The Patriot Post® · Christianity Today's Drift

By Thomas Gallatin ·
https://patriotpost.us/articles/100999-christianity-todays-drift-2023-10-05

Christianity Today is a long-running evangelical Christian magazine that was founded in 1956 by the late, great evangelist Billy Graham. At the time of its founding, Graham envisioned CT as a magazine that would offer commentary on American culture from an explicitly evangelical Christian perspective. He wanted to “plant the evangelical flag in the middle of the road, taking the conservative theological position but a definite liberal approach to social problems.”

In its first issue, published on October 15, 1956, an editorial titled “Why ‘Christianity Today’?” explained: “Christianity Today has its origin in a deep-felt desire to express historical Christianity to the present generation. Neglected, slighted, misrepresented — evangelical Christianity needs a clear voice, to speak with conviction and love, and to state its true position and its relevance to the world crisis. A generation has grown up unaware of the basic truths of the Christian faith taught in the Scriptures and expressed in the creeds of the historic evangelical churches.”

In other words, the original aim of Christianity Today was to offer America and the wider world an accurate and historically faithful Christian perspective on culture and world events.

And throughout most of its history, CT, for the most part, sought to avoid presenting any explicit political opinions. The few exceptions were in 1974, when CT weighed in on the Richard Nixon scandal by suggesting that “the constitutional process should be followed,” yet observing, “If he is acquitted, the nation will have to wait out the term of a President whose ability to function has been seriously eroded.”

Again in 1998, CT printed an editorial prior on Bill Clinton’s impeachment to say that his “unsavory dealings and immoral acts” served to compromise his leadership.

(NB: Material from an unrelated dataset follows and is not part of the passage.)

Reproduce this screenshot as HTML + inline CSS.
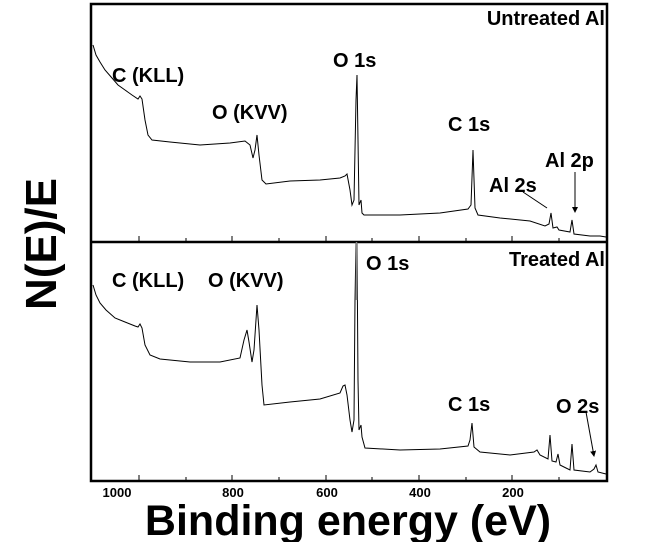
<!DOCTYPE html>
<html><head><style>
body{margin:0;background:#fff;width:647px;height:542px;overflow:hidden}
text{font-family:"Liberation Sans",Arial,sans-serif;font-weight:bold;fill:#000}
</style></head><body>
<svg width="647" height="542" viewBox="0 0 647 542" xmlns="http://www.w3.org/2000/svg">
<defs><marker id="ah" markerWidth="6" markerHeight="6" refX="5" refY="3" orient="auto"><path d="M0,0 L6,3 L0,6 z" fill="#000"/></marker></defs>
<rect x="91" y="4" width="516" height="477" fill="none" stroke="#000" stroke-width="2.5"/>
<line x1="91" y1="242" x2="607" y2="242" stroke="#000" stroke-width="2.5"/>
<g stroke="#000" stroke-width="1">
<line x1="139" y1="236" x2="139" y2="241"/><line x1="186" y1="238" x2="186" y2="241"/><line x1="232" y1="236" x2="232" y2="241"/><line x1="279" y1="238" x2="279" y2="241"/><line x1="326" y1="236" x2="326" y2="241"/><line x1="372" y1="238" x2="372" y2="241"/><line x1="419" y1="236" x2="419" y2="241"/><line x1="466" y1="238" x2="466" y2="241"/><line x1="512" y1="236" x2="512" y2="241"/><line x1="559" y1="238" x2="559" y2="241"/>
<line x1="139" y1="475" x2="139" y2="480"/><line x1="186" y1="477" x2="186" y2="480"/><line x1="232" y1="475" x2="232" y2="480"/><line x1="279" y1="477" x2="279" y2="480"/><line x1="326" y1="475" x2="326" y2="480"/><line x1="372" y1="477" x2="372" y2="480"/><line x1="419" y1="475" x2="419" y2="480"/><line x1="466" y1="477" x2="466" y2="480"/><line x1="512" y1="475" x2="512" y2="480"/><line x1="559" y1="477" x2="559" y2="480"/>
</g>
<polyline fill="none" stroke="#000" stroke-width="1" points="93,45 96,55 100,62 105,70 112,78 118,85 125,90 132,95 138,99 140,96 142,99 145,120 148,135 152,140 170,142 200,145 230,143 245,141 250,145 253,158 255,150 257,135 259,155 262,180 266,184 290,181 320,180 340,178 345,176 347,174 350,190 352,205 354,200 356,100 357,75 358,140 359,205 361,200 362,213 364,215 400,215 440,213 468,209 471,205 473,150 475,208 478,215 500,218 530,221 545,226 549,224 551,213 553,228 557,227 559,230 570,232 572,220 574,234 590,236 600,236 606,237"/>
<polyline fill="none" stroke="#000" stroke-width="1" points="93,285 96,295 100,303 106,310 115,318 125,322 135,326 138,327 140,324 142,328 145,345 150,355 160,359 190,362 220,362 240,358 244,340 247,330 249,342 252,362 254,350 256,320 257,305 259,330 262,385 264,405 290,402 320,399 340,393 343,386 345,385 347,395 350,420 352,432 354,420 355,300 356,244 357,244 358,380 359,430 361,425 362,437 365,448 400,450 440,449 468,446 470,440 472,423 474,447 480,452 510,455 534,452 537,450 540,455 548,459 550,435 552,461 556,462 558,454 560,465 566,468 570,470 572,444 574,470 590,472 594,469 596,465 598,472 606,474"/>
<line x1="356.5" y1="242" x2="356.5" y2="300" stroke="#888" stroke-width="1.5"/>
<line x1="523" y1="192" x2="547" y2="208" stroke="#000" stroke-width="1"/>
<line x1="575" y1="172" x2="575" y2="212" stroke="#000" stroke-width="1" marker-end="url(#ah)"/>
<line x1="586" y1="412" x2="594" y2="456" stroke="#000" stroke-width="1" marker-end="url(#ah)"/>
<g font-size="20">
<text x="605" y="25" text-anchor="end">Untreated Al</text>
<text x="112" y="82">C (KLL)</text>
<text x="212" y="119">O (KVV)</text>
<text x="333" y="67">O 1s</text>
<text x="448" y="131">C 1s</text>
<text x="489" y="192">Al 2s</text>
<text x="545" y="167">Al 2p</text>
<text x="605" y="266" text-anchor="end">Treated Al</text>
<text x="112" y="287">C (KLL)</text>
<text x="208" y="287">O (KVV)</text>
<text x="366" y="270">O 1s</text>
<text x="448" y="411">C 1s</text>
<text x="556" y="413">O 2s</text>
</g>
<g font-size="13" text-anchor="middle">
<text x="117" y="497">1000</text><text x="233" y="497">800</text><text x="327" y="497">600</text><text x="420" y="497">400</text><text x="513" y="497">200</text>
</g>
<text x="348" y="535" font-size="43" text-anchor="middle">Binding energy (eV)</text>
<text transform="translate(56,244) rotate(-90)" font-size="44" text-anchor="middle">N(E)/E</text>
</svg>
</body></html>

But the most politically strident position CT took was following Donald Trump’s first impeachment, when CT’s chief editor Mark Galli asserted that Trump had used the office “to coerce a foreign leader to harass and discredit” his potential presidential opponent Joe Biden. Galli claimed that Trump’s action was “not only a violation of the Constitution,” but “more importantly, it is profoundly immoral.” Galli would leave CT not long after.

Following Galli’s anti-Trump take, many evangelical Christians took umbrage with CT, though the truth is CT has been drifting to the progressive Left for years. It merely took a polarizing figure like Trump for CT to more clearly expose this shift from conservative to liberal Christianity.

CT is far from the only conservative Christian organization to drift away from its original worldview and slide into liberalism. Indeed, like a boat in a lake, unless it is securely moored, it will invariably drift off.

For Christians, our anchor has always been Scripture, for it is by the Bible, God’s Word, that our faith and doctrine is established. The Bible does not change because God does not change, so as long as Christians hold fast and uncompromisingly to Scripture, they will be secure.

But of course, that’s exactly where the rub comes, the unbelieving world rejects Scripture, constantly challenging, dismissing, maligning, belittling, and mocking it. And when Christians are temped to become ashamed of the Bible because of its teaching on the nature of both God and mankind, what can result is a gradual abandonment of it. And what often results from this abandonment is an embrace of liberalism or even leftism, which offers a “Christianity” acceptable to the world because it is less offensive.

This liberal drift has plagued mainline Christian denominations for generations now. Almost all have them have become so overtaken by liberalism that there is almost no room for true biblically consistent Christianity.

At the root of this drift is often found a pride in human knowledge over that of biblical revelation. To believe in the Bible is viewed by many as embracing uneducated silliness and denial of reality. As noted above, the temptation is to bend to this pressure, to seek to find a way to not only find acceptance with the world, but even more boldly to seek to win the world’s embrace.

For CT, it appears that the temptation to gain wider acceptance with the world has been to become increasingly critical of conservative Christians, not merely over their political views, but more broadly in regards to their views on culture and society writ large.

Graham’s goal was to win people to Christ; to see souls saved for eternal life. Now, CT’s goal appears to be that of winning broader acceptance from the unbelieving world by agreeing with their liberal assessment that those Bible-thumping conservative Christians are the real problem holding back the nation from advancing into a more socially just society.